Like us, the photograph had startled many. I felt an eerie disturbance in my entire being. That could be my hand or my son’s hand! Many have also thrown questions on the social media whether it was right for the newspaper to publish a photo that everyone is scared to look at.
Yes, publishing a grisly picture such as that may raise questions among the members of the public. However, it can also be argued from a different point of view. Since our collective psyche doesn’t seem to be responding to our sense of fixing the bad things that have been happening to our national life, we actually needed to be startled by this gruesome photo.
Collectively, we certainly needed to be reminded about how we have been miserably nonchalant towards the spine-chilling incidents that take place in front of our eyes. Our spines don’t chill any more by observing a frightening deaths and accidents due to our own misconducts.

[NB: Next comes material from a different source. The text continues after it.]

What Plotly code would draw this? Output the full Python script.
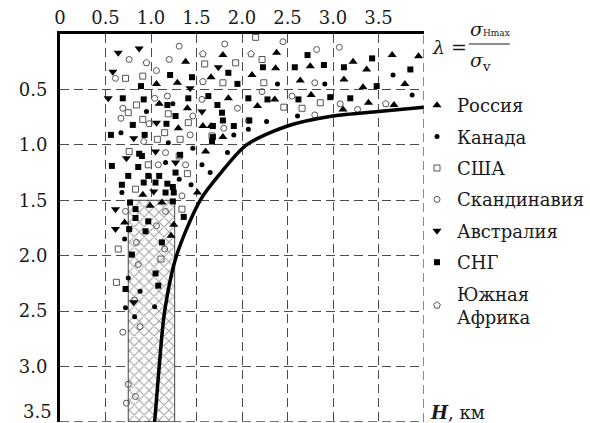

My thoughts flashed back to the early-1970s in my childhood when we used to travel to our nanabari in Kushtia on a bus. Our mother always made sure that we kept our hands inside the bus-window if any one of us was sitting in a window seat. She had explained the dangers of do so. She told us that she had seen a man’s hand break by a speeding bus coming from the opposite direction. We all understood and had never rested our hands on the windows. Looking at the photograph of Rajib Hossain’s hand, I thanked my late mother from the bottom of my heart.

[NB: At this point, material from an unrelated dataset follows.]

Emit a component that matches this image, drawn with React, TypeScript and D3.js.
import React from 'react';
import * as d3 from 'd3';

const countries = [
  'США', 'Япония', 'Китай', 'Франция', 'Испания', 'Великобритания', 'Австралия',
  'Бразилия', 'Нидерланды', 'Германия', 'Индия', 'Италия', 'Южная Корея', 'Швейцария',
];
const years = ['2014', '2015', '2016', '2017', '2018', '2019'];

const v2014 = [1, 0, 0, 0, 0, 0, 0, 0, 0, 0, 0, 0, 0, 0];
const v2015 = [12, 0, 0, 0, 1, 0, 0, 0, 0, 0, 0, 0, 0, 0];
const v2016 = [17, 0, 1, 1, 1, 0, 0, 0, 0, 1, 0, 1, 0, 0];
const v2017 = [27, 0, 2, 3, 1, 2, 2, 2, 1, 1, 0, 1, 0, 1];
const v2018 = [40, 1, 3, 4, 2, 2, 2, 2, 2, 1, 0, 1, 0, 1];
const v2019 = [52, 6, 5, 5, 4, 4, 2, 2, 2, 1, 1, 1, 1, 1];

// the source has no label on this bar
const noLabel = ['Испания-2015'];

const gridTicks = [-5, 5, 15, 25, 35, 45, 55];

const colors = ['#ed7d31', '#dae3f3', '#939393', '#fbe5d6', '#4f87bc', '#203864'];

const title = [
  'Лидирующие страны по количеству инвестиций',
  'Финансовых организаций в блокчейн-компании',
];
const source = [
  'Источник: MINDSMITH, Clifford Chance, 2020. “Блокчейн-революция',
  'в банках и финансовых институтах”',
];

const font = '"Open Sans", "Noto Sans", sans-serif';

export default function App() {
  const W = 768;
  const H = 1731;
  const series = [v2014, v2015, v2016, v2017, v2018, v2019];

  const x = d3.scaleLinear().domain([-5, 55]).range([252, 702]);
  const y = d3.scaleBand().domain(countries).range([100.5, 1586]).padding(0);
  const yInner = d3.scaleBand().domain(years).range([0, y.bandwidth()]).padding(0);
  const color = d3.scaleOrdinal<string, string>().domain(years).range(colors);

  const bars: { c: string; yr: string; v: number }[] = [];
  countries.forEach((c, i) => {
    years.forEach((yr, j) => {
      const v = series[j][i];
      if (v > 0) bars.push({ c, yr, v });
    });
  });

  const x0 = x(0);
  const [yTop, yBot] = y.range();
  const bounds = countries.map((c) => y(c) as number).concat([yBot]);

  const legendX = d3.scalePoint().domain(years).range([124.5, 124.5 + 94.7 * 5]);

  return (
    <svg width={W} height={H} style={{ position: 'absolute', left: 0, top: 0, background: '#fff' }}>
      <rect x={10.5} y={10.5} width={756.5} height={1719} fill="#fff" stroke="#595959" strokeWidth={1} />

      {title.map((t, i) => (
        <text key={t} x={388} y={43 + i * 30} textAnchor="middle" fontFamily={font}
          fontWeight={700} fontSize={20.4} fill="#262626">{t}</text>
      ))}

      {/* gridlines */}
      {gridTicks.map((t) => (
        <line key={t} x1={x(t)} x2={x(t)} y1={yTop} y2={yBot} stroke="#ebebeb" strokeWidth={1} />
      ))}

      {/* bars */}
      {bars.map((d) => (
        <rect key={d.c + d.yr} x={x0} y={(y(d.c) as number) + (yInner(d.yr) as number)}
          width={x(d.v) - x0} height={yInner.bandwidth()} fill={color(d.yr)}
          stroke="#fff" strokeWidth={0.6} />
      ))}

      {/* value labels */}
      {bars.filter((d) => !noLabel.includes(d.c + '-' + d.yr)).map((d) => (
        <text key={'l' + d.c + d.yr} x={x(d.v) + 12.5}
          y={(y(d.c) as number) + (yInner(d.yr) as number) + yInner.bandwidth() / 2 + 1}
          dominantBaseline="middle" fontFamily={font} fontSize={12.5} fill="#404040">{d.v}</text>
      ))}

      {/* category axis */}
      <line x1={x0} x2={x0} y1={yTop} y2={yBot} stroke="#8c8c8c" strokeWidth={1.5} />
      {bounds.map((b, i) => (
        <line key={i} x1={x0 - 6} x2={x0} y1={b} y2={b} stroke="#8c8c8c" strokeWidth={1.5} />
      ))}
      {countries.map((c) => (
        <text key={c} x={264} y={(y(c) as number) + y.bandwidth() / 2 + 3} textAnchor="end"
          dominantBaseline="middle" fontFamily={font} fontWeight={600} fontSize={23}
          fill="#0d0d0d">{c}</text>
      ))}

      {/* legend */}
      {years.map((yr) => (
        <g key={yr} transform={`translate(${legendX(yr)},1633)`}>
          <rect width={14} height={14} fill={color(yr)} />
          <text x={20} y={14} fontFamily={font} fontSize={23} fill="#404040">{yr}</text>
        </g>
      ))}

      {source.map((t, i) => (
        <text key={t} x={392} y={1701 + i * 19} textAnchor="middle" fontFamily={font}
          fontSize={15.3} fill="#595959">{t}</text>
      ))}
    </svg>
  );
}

Before saying anything about the irresponsible driving across Bangladesh, we must take a look at the sense of security of ourselves. How conscious are we about the impending human risks that might lead us to various kinds of injuries as well as fatalities? If we stand on the side of any road of any city or town of Bangladesh, it’s quite evident that the behaviour of the pedestrians themselves doesn’t tell a story of those who are aware of their own safety. From crossing the road to hoping on to a vehicle – everything is so negatively done that these acts may invite any mishap any time.
We need to bring about a large-scale behavioural change; otherwise our own lives would continue to be in jeopardy.

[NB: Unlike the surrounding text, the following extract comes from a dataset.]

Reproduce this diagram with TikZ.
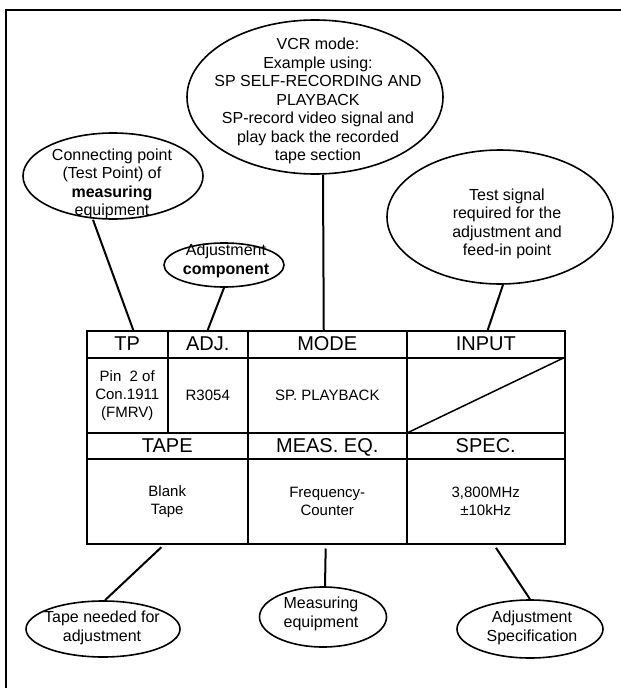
\documentclass[tikz,border=0pt]{standalone}
\usepackage{fontspec}
\setmainfont{Liberation Sans}
\usetikzlibrary{shapes.geometric}

\begin{document}
\begin{tikzpicture}[x=1pt,y=-1pt,
  bubble/.style={draw,ellipse,line width=1.6pt,inner sep=0pt},
  bubtext/.style={align=center,inner sep=0pt,font=\fontsize{16}{18.5}\selectfont},
  head/.style={draw,line width=1.5pt,inner sep=0pt,anchor=north west,text height=14.5pt,text depth=1.5pt,font=\fontsize{20}{22}\selectfont},
  body/.style={draw,line width=1.5pt,inner sep=0pt,anchor=north west,align=center,font=\fontsize{15}{18}\selectfont},
  lead/.style={line width=2pt}]
  \useasboundingbox (0,0) rectangle (621,688);
  \draw[line width=2.5pt] (6,688) -- (6,10) -- (621,10);

  % upper half of the table
  \node[head,minimum width=81pt,minimum height=27pt] (tp) at (86,330) {TP};
  \node[head,minimum width=80pt,minimum height=27pt] (adj) at (167,330) {ADJ.};
  \node[head,minimum width=159pt,minimum height=27pt] (mode) at (247,330) {MODE};
  \node[head,minimum width=158pt,minimum height=27pt] (inp) at (406,330) {INPUT};
  \node[body,minimum width=81pt,minimum height=75pt] (tpbody) at (86,357) {Pin\ \ 2 of\\Con.1911\\(FMRV)};
  \node[body,minimum width=80pt,minimum height=75pt] (adjbody) at (167,357) {R3054};
  \node[body,minimum width=159pt,minimum height=75pt] (modebody) at (247,357) {SP. PLAYBACK};
  \node[body,minimum width=158pt,minimum height=75pt] (inpbody) at (406,357) {};
  \draw[line width=1.5pt] (inpbody.south west) -- (inpbody.north east);

  % lower half of the table
  \node[head,minimum width=161pt,minimum height=26pt] (tape) at (86,432) {TAPE};
  \node[head,minimum width=159pt,minimum height=26pt] (meas) at (247,432) {MEAS. EQ.};
  \node[head,minimum width=158pt,minimum height=26pt] (spec) at (406,432) {SPEC.};
  \node[body,minimum width=161pt,minimum height=85pt] (tapebody) at (86,458) {Blank\\Tape};
  \node[body,minimum width=159pt,minimum height=85pt] (measbody) at (247,458) {Frequency-\\Counter};
  \node[body,minimum width=158pt,minimum height=85pt] (specbody) at (406,458) {3,800MHz\\±10kHz};

  % callouts above
  \node[bubble,minimum width=180pt,minimum height=86pt] (conn) at (113,176) {};
  \node[bubtext] (conntxt) at (112,184) {Connecting point\\(Test Point) of\\\textbf{measuring}\\equipment};
  \node[bubble,minimum width=120pt,minimum height=44pt] (adjc) at (224,265) {};
  \node[bubtext] (adjctxt) at (226,261) {Adjustment\\\textbf{component}};
  \node[bubble,minimum width=256pt,minimum height=154pt] (vcr) at (315,97) {};
  \node[bubtext] (vcrtxt) at (318,101) {VCR mode:\\Example using:\\SP SELF-RECORDING AND\\PLAYBACK\\SP-record video signal and\\play back the recorded\\tape section};
  \node[bubble,minimum width=226pt,minimum height=134pt] (test) at (500,217) {};
  \node[bubtext] (testtxt) at (507,224) {Test signal\\required for the\\adjustment and\\feed-in point};

  % callouts below
  \node[bubble,minimum width=154pt,minimum height=56pt] (tapec) at (103,629) {};
  \node[bubtext] (tapetxt) at (102,628) {Tape needed for\\adjustment};
  \node[bubble,minimum width=127pt,minimum height=60pt] (measc) at (323,617) {};
  \node[bubtext] (meastxt) at (321,614) {Measuring\\equipment};
  \node[bubble,minimum width=146pt,minimum height=58pt] (specc) at (530,629) {};
  \node[bubtext] (spectxt) at (532,628) {Adjustment\\Specification};

  \draw[lead] ([xshift=-20pt]conn.south) -- ([xshift=6pt]tp.north);
  \draw[lead] (adjc.south) -- (adj.north);
  \draw[lead] ([xshift=8pt]vcr.south) -- ([xshift=-3.5pt]mode.north);
  \draw[lead] ([xshift=3pt]test.south) -- ([xshift=2pt]inp.north);
  \draw[lead,shorten <=4pt] ([xshift=-3pt]tapebody.south) -- ([xshift=2pt]tapec.north);
  \draw[lead,shorten <=4pt] ([xshift=-1.5pt]measbody.south) -- ([xshift=2pt]measc.north);
  \draw[lead,shorten <=4pt] ([xshift=8pt]specbody.south) -- (specc.north);
\end{tikzpicture}
\end{document}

Now, if you assess the result of the arrogant and reckless driving across the country, it has been a saga of deaths only. On an average, 15,000 humans lose their lives every year in this country. Fifteen thousand? You must be joking! If you compute the figures of last ten years, you’d get a horrifying one.
Citizens have been dying left and right due to road accidents which are very very unusual in any standard. It seems nothing can prevent the monstrous vehicles from killing people. They come in from nowhere and hit the lame ducks on the streets. Nothing could be done against our reckless driving, drunk driving, illegal stoppage and parking, unfit vehicles, underage and unskilled drivers.
The media and some civil society organisations have been trying to sensitise the government as well as the owners of the vehicles to overcome the prevailing situation for a long time now. Hundreds of talk shows have been arranged in order to find a solution to this procession of deaths. Surprisingly, nothing has changed so far; things haven’t improved a bit. No one seems to know how to address this plague called road accident.
What does so-called wannabe smart traffic sergeants — wearing dark goggles on their eyes and riding bikes on the wrong sides of the road — do all day on the streets? Especially of Dhaka? It looks like they’re busy all day catching all the wrongdoers. How do all the wrongs take place then? What are they actually busy for? Catching the wrongdoers or is it something else? Why can’t they compel the bus owners and drivers to follow the law? If they fail to enforce the law on them, shouldn’t they cease to exist? Why are they drawing their paycheques that come from the very people who are dying on the streets? It, indeed, is a shame.
Now that Rajib’s hand has seemingly shocked some of us, but has it really awakened our conscience? Do we really understand the gravity of the problem? Do we realise that this problem requires a solution? May be not. It would perhaps require a thousand more hands like Rajib’s to hit our core to fathom what is actually happening around us. Perhaps, we’re not yet ready to feel the heat of inefficiency and nonchalance to brutality would hit us hard.